La 'dolce vita' de Carlos Dívar

12/06/2012 - 00:00 Carlos Carnicero


El estado no es un cajón de sastre donde caben los gastos personales. Quienes disponen de prerrogativas de litisexpensas deben ser escrupulosos en su administración como bienes que no les pertenecen. Cada desembolso de dinero público debe estar acreditado con una misión o representación efectiva y real de un acontecimiento directamente vinculado al cargo que se ocupa. Este principio es tan elemental que produce sonrojo tener que explicarlo. A medida que se conocen detalles de la manera en que el presidente del Consejo General del Poder Judicial y del Tribunal Supremo, Carlos Dívar, ha manejado los recursos que el estado había puesto a su disposición, la indignación no deja de acrecentarse.
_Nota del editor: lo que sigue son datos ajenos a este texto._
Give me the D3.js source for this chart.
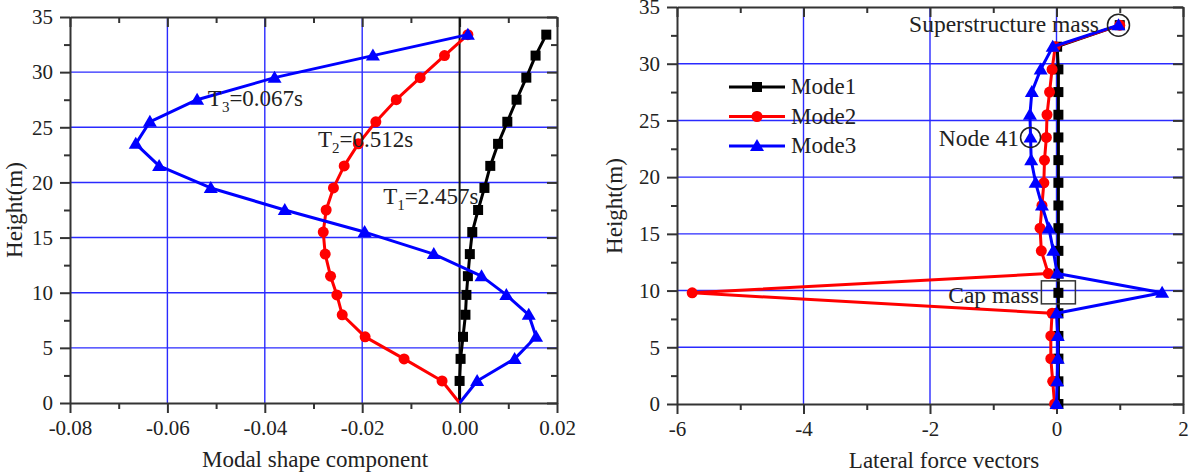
<!DOCTYPE html>
<html>
<head>
<meta charset="utf-8">
<script src="https://cdn.jsdelivr.net/npm/d3@7"></script>
<style>
  body { margin: 0; background: #fff; }
  svg text { font-family: "Liberation Serif", "Times New Roman", serif; fill: #222; }
</style>
</head>
<body>
<svg id="chart" width="1191" height="475"></svg>
<script>
// node heights (m), shared by both panels
const heights = [0, 2, 4, 6, 8, 9.8, 11.5, 13.5, 15.5, 17.5, 19.5, 21.5, 23.5, 25.5, 27.5, 29.5, 31.5, 33.4];

// left panel: modal shape components
const shape1 = [0, 0.0000, 0.0002, 0.0007, 0.0012, 0.0014, 0.0017, 0.0021, 0.0026, 0.0038, 0.0051, 0.0063, 0.0079, 0.0098, 0.0117, 0.0137, 0.0156, 0.0178];
const shape2 = [0, -0.0036, -0.0114, -0.0194, -0.0241, -0.0252, -0.0265, -0.0276, -0.0280, -0.0274, -0.0259, -0.0237, -0.0208, -0.0172, -0.0130, -0.0081, -0.0031, 0.0017];
const shape3 = [0, 0.0036, 0.0113, 0.0157, 0.0142, 0.0096, 0.0045, -0.0053, -0.0195, -0.0359, -0.0511, -0.0617, -0.0665, -0.0636, -0.0539, -0.0380, -0.0178, 0.0017];

// right panel: lateral force vectors
const force1 = [0.03, 0.03, 0.03, 0.03, 0.03, 0.03, 0.03, 0.03, 0.03, 0.03, 0.03, 0.03, 0.03, 0.03, 0.03, 0.03, 0.01, 1.0];
const force2 = [-0.03, -0.06, -0.09, -0.09, -0.07, -5.76, -0.13, -0.24, -0.26, -0.23, -0.20, -0.19, -0.16, -0.15, -0.11, -0.07, -0.02, 1.0];
const force3 = [0, 0.01, 0.02, 0.02, 0, 1.67, 0.01, -0.05, -0.12, -0.23, -0.33, -0.40, -0.41, -0.42, -0.39, -0.25, -0.06, 0.98];

const modeNames = ['Mode1', 'Mode2', 'Mode3'];
const modeColors = ['#000000', '#ff0000', '#0000ff'];
const modeShapes = ['square', 'circle', 'triangle'];

const leftTicksX = [-0.08, -0.06, -0.04, -0.02, 0.00, 0.02];
const rightTicksX = [-6, -4, -2, 0, 2];
const ticksY = [0, 5, 10, 15, 20, 25, 30, 35];

const periodLabels = [
  { sub: '3', rest: '=0.067s', x: -0.0517, y: 26.9 },
  { sub: '2', rest: '=0.512s', x: -0.0291, y: 23.2 },
  { sub: '1', rest: '=2.457s', x: -0.0157, y: 18.0 }
];

const SERIF = '"Liberation Serif", "Times New Roman", serif';
const svg = d3.select('#chart');

function marker(g, shape, color, x, y) {
  if (shape === 'square') {
    g.append('rect').attr('x', x - 5).attr('y', y - 5).attr('width', 10).attr('height', 10).attr('fill', color);
  } else if (shape === 'circle') {
    g.append('circle').attr('cx', x).attr('cy', y).attr('r', 5.5).attr('fill', color);
  } else {
    g.append('path').attr('d', `M${x},${y - 7}L${x + 7},${y + 5}L${x - 7},${y + 5}Z`).attr('fill', color);
  }
}

function drawFrame(x, y, opts) {
  const [x0, x1] = x.range();
  const [y0, y1] = y.range();
  const g = svg.append('g');

  // grid
  g.selectAll('line.hg').data(opts.gridY).enter().append('line')
    .attr('x1', x0).attr('x2', x1)
    .attr('y1', d => y(d)).attr('y2', d => y(d))
    .attr('stroke', '#2a2aff').attr('stroke-width', 1.4);
  g.selectAll('line.vg').data(opts.gridX).enter().append('line')
    .attr('x1', d => x(d)).attr('x2', d => x(d))
    .attr('y1', y0).attr('y2', y1)
    .attr('stroke', '#2a2aff').attr('stroke-width', 1.4);

  const fmt = d => opts.fmt(d).replace('\u2212', '-');
  const axes = [
    { ax: d3.axisBottom(x).tickValues(opts.ticksX).tickFormat(fmt).tickSize(10), t: `translate(0,${y0})`, labels: true, minor: d3.axisBottom(x).tickValues(opts.minorX).tickSize(6) },
    { ax: d3.axisTop(x).tickValues(opts.ticksX).tickSize(-10), t: `translate(0,${y1})`, labels: false, minor: d3.axisTop(x).tickValues(opts.minorX).tickSize(-6) },
    { ax: d3.axisLeft(y).tickValues(ticksY).tickFormat(d3.format('d')).tickSize(10), t: `translate(${x0},0)`, labels: true, minor: d3.axisLeft(y).tickValues(opts.minorY).tickSize(6) },
    { ax: d3.axisRight(y).tickValues(ticksY).tickSize(-10), t: `translate(${x1},0)`, labels: false, minor: d3.axisRight(y).tickValues(opts.minorY).tickSize(-6) }
  ];
  axes.forEach(a => {
    const m = g.append('g').attr('transform', a.t).call(a.minor.tickSizeOuter(0).tickFormat(''));
    m.select('.domain').remove();
    m.selectAll('line').attr('stroke', '#333').attr('stroke-width', 2);
    const ag = g.append('g').attr('transform', a.t).call(a.ax.tickSizeOuter(0).tickPadding(7));
    ag.attr('font-family', SERIF).attr('font-size', 21);
    ag.select('.domain').attr('stroke', '#333').attr('stroke-width', 2);
    ag.selectAll('line').attr('stroke', '#333').attr('stroke-width', 2);
    if (a.labels) {
      ag.selectAll('text').attr('fill', '#222');
    } else {
      ag.selectAll('text').remove();
    }
  });
  return g;
}

function drawSeries(x, y, values, i, skipBase) {
  const pts = heights.map((h, k) => [x(values[k]), y(h), h]);
  const g = svg.append('g');
  g.append('path')
    .attr('d', d3.line()(pts.map(p => [p[0], p[1]])))
    .attr('fill', 'none').attr('stroke', modeColors[i]).attr('stroke-width', 3)
    .attr('stroke-linejoin', 'round');
  pts.forEach(p => {
    if (skipBase && p[2] === 0) return;
    marker(g, modeShapes[i], modeColors[i], p[0], p[1]);
  });
}

// ---------- left panel ----------
const xL = d3.scaleLinear().domain([-0.08, 0.02]).range([70, 557]);
const yL = d3.scaleLinear().domain([0, 35]).range([403, 17]);

drawFrame(xL, yL, {
  ticksX: leftTicksX,
  minorX: [-0.07, -0.05, -0.03, -0.01, 0.01],
  minorY: [2.5, 7.5, 12.5, 17.5, 22.5, 27.5, 32.5],
  gridX: [-0.06, -0.04, -0.02],
  gridY: [5, 10, 15, 20, 25, 30],
  fmt: d3.format('.2f')
});
svg.append('line')
  .attr('x1', xL(0)).attr('x2', xL(0)).attr('y1', yL(0)).attr('y2', yL(35))
  .attr('stroke', '#111').attr('stroke-width', 2);

[shape1, shape2, shape3].forEach((s, i) => drawSeries(xL, yL, s, i, true));

periodLabels.forEach(p => {
  const t = svg.append('text').attr('x', xL(p.x)).attr('y', yL(p.y)).style('font-size', '23px');
  t.append('tspan').text('T');
  t.append('tspan').attr('dy', 6).style('font-size', '15px').text(p.sub);
  t.append('tspan').attr('dy', -6).text(p.rest);
});

svg.append('text').attr('x', 315).attr('y', 467).attr('text-anchor', 'middle')
  .style('font-size', '23px').text('Modal shape component');
svg.append('text').attr('transform', 'translate(22,210) rotate(-90)').attr('text-anchor', 'middle')
  .style('font-size', '23px').text('Height(m)');

// ---------- right panel ----------
const xR = d3.scaleLinear().domain([-6, 2]).range([677, 1183]);
const yR = d3.scaleLinear().domain([0, 35]).range([404, 7]);

drawFrame(xR, yR, {
  ticksX: rightTicksX,
  minorX: [-5, -3, -1, 1],
  minorY: [2.5, 7.5, 12.5, 17.5, 22.5, 27.5, 32.5],
  gridX: [-4, -2, 0],
  gridY: [5, 10, 15, 20, 25, 30],
  fmt: d3.format('d')
});

[force1, force2, force3].forEach((s, i) => drawSeries(xR, yR, s, i, false));

// legend
const legend = svg.append('g');
modeNames.forEach((name, i) => {
  const ly = 87 + i * 29.5;
  legend.append('line').attr('x1', 729).attr('x2', 785).attr('y1', ly).attr('y2', ly)
    .attr('stroke', modeColors[i]).attr('stroke-width', 3);
  marker(legend, modeShapes[i], modeColors[i], 757, ly);
  legend.append('text').attr('x', 791).attr('y', ly + 7).style('font-size', '23px').text(name);
});

// annotations
const ann = svg.append('g');
ann.append('circle').attr('cx', xR(force3[17])).attr('cy', yR(heights[17])).attr('r', 11)
  .attr('fill', 'none').attr('stroke', '#222').attr('stroke-width', 1.5);
ann.append('text').attr('x', 1099).attr('y', 32).attr('text-anchor', 'end')
  .style('font-size', '23.5px').text('Superstructure mass');
ann.append('circle').attr('cx', xR(force3[12])).attr('cy', yR(heights[12])).attr('r', 10)
  .attr('fill', 'none').attr('stroke', '#222').attr('stroke-width', 1.5);
ann.append('text').attr('x', 1019).attr('y', 146).attr('text-anchor', 'end')
  .style('font-size', '23.5px').text('Node 41');
ann.append('rect').attr('x', xR(force1[5]) - 17).attr('y', yR(heights[5]) - 12).attr('width', 34).attr('height', 23)
  .attr('fill', 'none').attr('stroke', '#333').attr('stroke-width', 1.5);
ann.append('text').attr('x', 1039).attr('y', 303).attr('text-anchor', 'end')
  .style('font-size', '23.5px').text('Cap mass');

svg.append('text').attr('x', 944).attr('y', 468).attr('text-anchor', 'middle')
  .style('font-size', '23px').text('Lateral force vectors');
svg.append('text').attr('transform', 'translate(622,206) rotate(-90)').attr('text-anchor', 'middle')
  .style('font-size', '23px').text('Height(m)');
</script>
</body>
</html>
  Que los fondos asignados como gastos de representación sean de libre permite que su uso no deba estar referido a las prácticas para los que fueron establecidos. Los gastos de carácter personal no pueden cargarse a esas cuentas. No está en cuestión las tendencias sexuales del presidente del Tribunal Supremo. Pertenecen al ámbito de su privacidad. Incluso cuando pudiera haber una contradicción en sus públicas manifestaciones religiosas y sus prácticas personales. Si así fuera, diría poco de su coherencia entre la moral pública y la privada, pero no es lo que se está analizando en esta polémica.

  En otros países, como en Estados Unidos, la raya que separa la ejemplaridad pública de las costumbres privadas no darían margen a esa dicotomía. Allí se establece que una representación pública obliga a una coherencia rayana en el calvinismo. Afortunadamente, en España no disponemos de un talante inquisitorial de esa naturaleza. No importa si su acompañante en cenas que se presumían oficiales es un hombre o una mujer; lo relevante es si su presencia estaba justificada en restaurantes de lujo en cenas y viajes que pretenden tener carácter oficial. El asunto se hubiera resuelto si desde el primer momento Carlos Dívar hubiera devuelto al erario público el monto del dinero gastado en viajes que no tienen justificación. Hay un hato de soberbia en la forma en que el presidente del Consejo del Tribunal Supremo ha manejado este asunto.

  Tal vez, sentirse protegido por los dos grandes partidos ha sido definitivo para entender este comportamiento abstruso. El jefe de los jueces no puede tener una debilidad que ponga en contradicción sus comportamientos públicos con la confianza que la sociedad ha depositado en él. Si esa colisión se produce, la única solución posible es la dimisión. Si además se obstina en aferrarse al cargo y es pillado en mentira en temas tan esenciales como la administración del dinero público, no puede continuar ni un minuto más. El deterioro del crédito de la institución que representa, el rosario de pruebas que se van conociendo alrededor de este suceso bochornoso conduce a un camino sin retorno.

  Tiene, además de su vertiente ética, este asunto un tufo decimonónico de nepotismo y rancio comportamiento de nepotismo en la protección y exaltación de una persona protegida, ascendida y exhibida, que está a su servicio, como edecán y ayudante de confianza, cuando sus funciones y su cualificación atañen a la seguridad del magistrado. La opereta, según revela el diario El País, se completa con el borrado y restaurado de videos en donde el protegido del magistrado aparece y desaparece en una representación insoportable de las tramas empeñadas en ocultar los hechos hasta el momento en que la trampa es peor que la realidad. Por el bien de todos, y de él mismo, Carlos Dívar debería dimitir y organizar su dolce vida, a partir de ahora, desde su vida privada y con sus propios recursos.